Pictures do not belong in the copy; quote every entry below exactly.

### DATASET ROWS
★ ★ ★ ★

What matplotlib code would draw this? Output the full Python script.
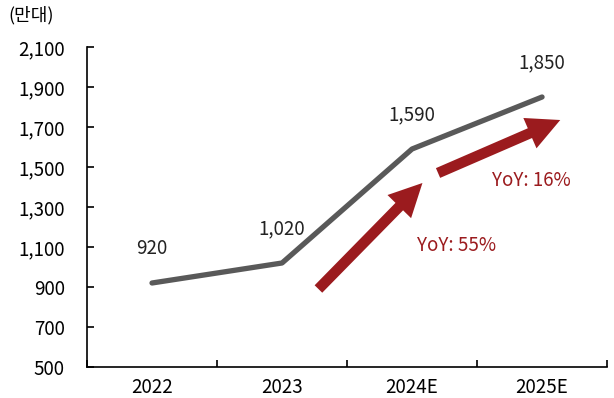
import matplotlib as mpl
mpl.use('Agg')
import matplotlib.pyplot as plt
from matplotlib.patches import FancyArrowPatch

plt.rcParams['font.family'] = ['Noto Sans CJK KR', 'DejaVu Sans']
plt.rcParams['font.weight'] = 'light'

years = ['2022', '2023', '2024E', '2025E']
units = [920, 1020, 1590, 1850]
yoy_labels = ['YoY: 55%', 'YoY: 16%']

line_color = '#595959'
arrow_color = '#9B1B1E'
fs = 13.5

fig = plt.figure(figsize=(6.14, 3.98), dpi=100)
ax = fig.add_axes([0.1417, 0.0779, 0.847, 0.804])

x = list(range(len(years)))
ax.plot(x, units, color=line_color, lw=3.8, solid_capstyle='round', solid_joinstyle='round')

for xi, v in zip(x, units):
    ax.annotate(f'{v:,}', (xi, v), xytext=(0, 17), textcoords='offset points',
                ha='center', va='bottom', fontsize=fs, color='#222222')

# growth arrows between years
arrows = [((1.28, 890), (2.08, 1420)), ((2.2, 1470), (3.14, 1735))]
for (p0, p1) in arrows:
    ax.add_patch(FancyArrowPatch(p0, p1, arrowstyle='simple,head_length=1.4,head_width=1.4,tail_width=0.45',
                                 mutation_scale=17, color=arrow_color, lw=0, shrinkA=0, shrinkB=0))

ax.text(2.34, 1105, yoy_labels[0], color=arrow_color, fontsize=fs, ha='center', va='center')
ax.text(2.92, 1435, yoy_labels[1], color=arrow_color, fontsize=fs, ha='center', va='center')

ax.set_xlim(-0.5, 3.5)
ax.set_ylim(500, 2100)
ax.set_yticks(range(500, 2101, 200))
ax.set_yticklabels([f'{v:,}' for v in range(500, 2101, 200)])
ax.set_xticks(x)
ax.set_xticklabels(years)
ax.set_xticks([-0.5, 0.5, 1.5, 2.5, 3.5], minor=True)
ax.tick_params(axis='x', which='major', length=0, pad=7, labelsize=fs)
ax.tick_params(axis='x', which='minor', direction='in', length=5, width=1.2)
ax.tick_params(axis='y', direction='in', length=5, width=1.2, pad=16, labelsize=fs)
for side in ['top', 'right']:
    ax.spines[side].set_visible(False)
for side in ['left', 'bottom']:
    ax.spines[side].set_linewidth(1.2)

fig.text(0.014, 0.962, '(만대)', fontsize=13, va='center', ha='left')

fig.savefig('out.png', dpi=100)
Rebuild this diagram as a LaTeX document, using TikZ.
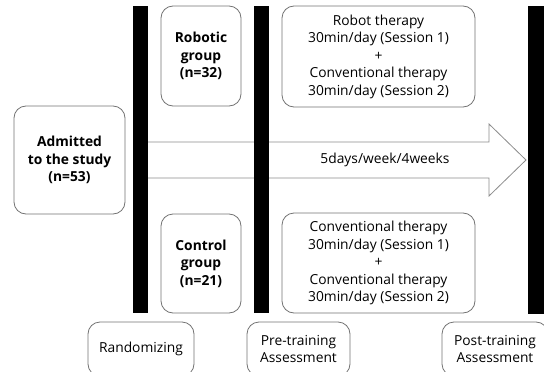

★ ★ ★ ★

### TASK SOLUTION
What matplotlib code would draw this? Output the full Python script.
import matplotlib as mpl
mpl.use('Agg')
import matplotlib.pyplot as plt
from matplotlib.patches import FancyArrowPatch

plt.rcParams['font.family'] = ['Noto Sans CJK KR', 'DejaVu Sans']
plt.rcParams['font.weight'] = 'light'

years = ['2022', '2023', '2024E', '2025E']
units = [920, 1020, 1590, 1850]
yoy_labels = ['YoY: 55%', 'YoY: 16%']

line_color = '#595959'
arrow_color = '#9B1B1E'
fs = 13.5

fig = plt.figure(figsize=(6.14, 3.98), dpi=100)
ax = fig.add_axes([0.1417, 0.0779, 0.847, 0.804])

x = list(range(len(years)))
ax.plot(x, units, color=line_color, lw=3.8, solid_capstyle='round', solid_joinstyle='round')

for xi, v in zip(x, units):
    ax.annotate(f'{v:,}', (xi, v), xytext=(0, 17), textcoords='offset points',
                ha='center', va='bottom', fontsize=fs, color='#222222')

# growth arrows between years
arrows = [((1.28, 890), (2.08, 1420)), ((2.2, 1470), (3.14, 1735))]
for (p0, p1) in arrows:
    ax.add_patch(FancyArrowPatch(p0, p1, arrowstyle='simple,head_length=1.4,head_width=1.4,tail_width=0.45',
                                 mutation_scale=17, color=arrow_color, lw=0, shrinkA=0, shrinkB=0))

ax.text(2.34, 1105, yoy_labels[0], color=arrow_color, fontsize=fs, ha='center', va='center')
ax.text(2.92, 1435, yoy_labels[1], color=arrow_color, fontsize=fs, ha='center', va='center')

ax.set_xlim(-0.5, 3.5)
ax.set_ylim(500, 2100)
ax.set_yticks(range(500, 2101, 200))
ax.set_yticklabels([f'{v:,}' for v in range(500, 2101, 200)])
ax.set_xticks(x)
ax.set_xticklabels(years)
ax.set_xticks([-0.5, 0.5, 1.5, 2.5, 3.5], minor=True)
ax.tick_params(axis='x', which='major', length=0, pad=7, labelsize=fs)
ax.tick_params(axis='x', which='minor', direction='in', length=5, width=1.2)
ax.tick_params(axis='y', direction='in', length=5, width=1.2, pad=16, labelsize=fs)
for side in ['top', 'right']:
    ax.spines[side].set_visible(False)
for side in ['left', 'bottom']:
    ax.spines[side].set_linewidth(1.2)

fig.text(0.014, 0.962, '(만대)', fontsize=13, va='center', ha='left')

fig.savefig('out.png', dpi=100)
Rebuild this diagram as a LaTeX document, using TikZ.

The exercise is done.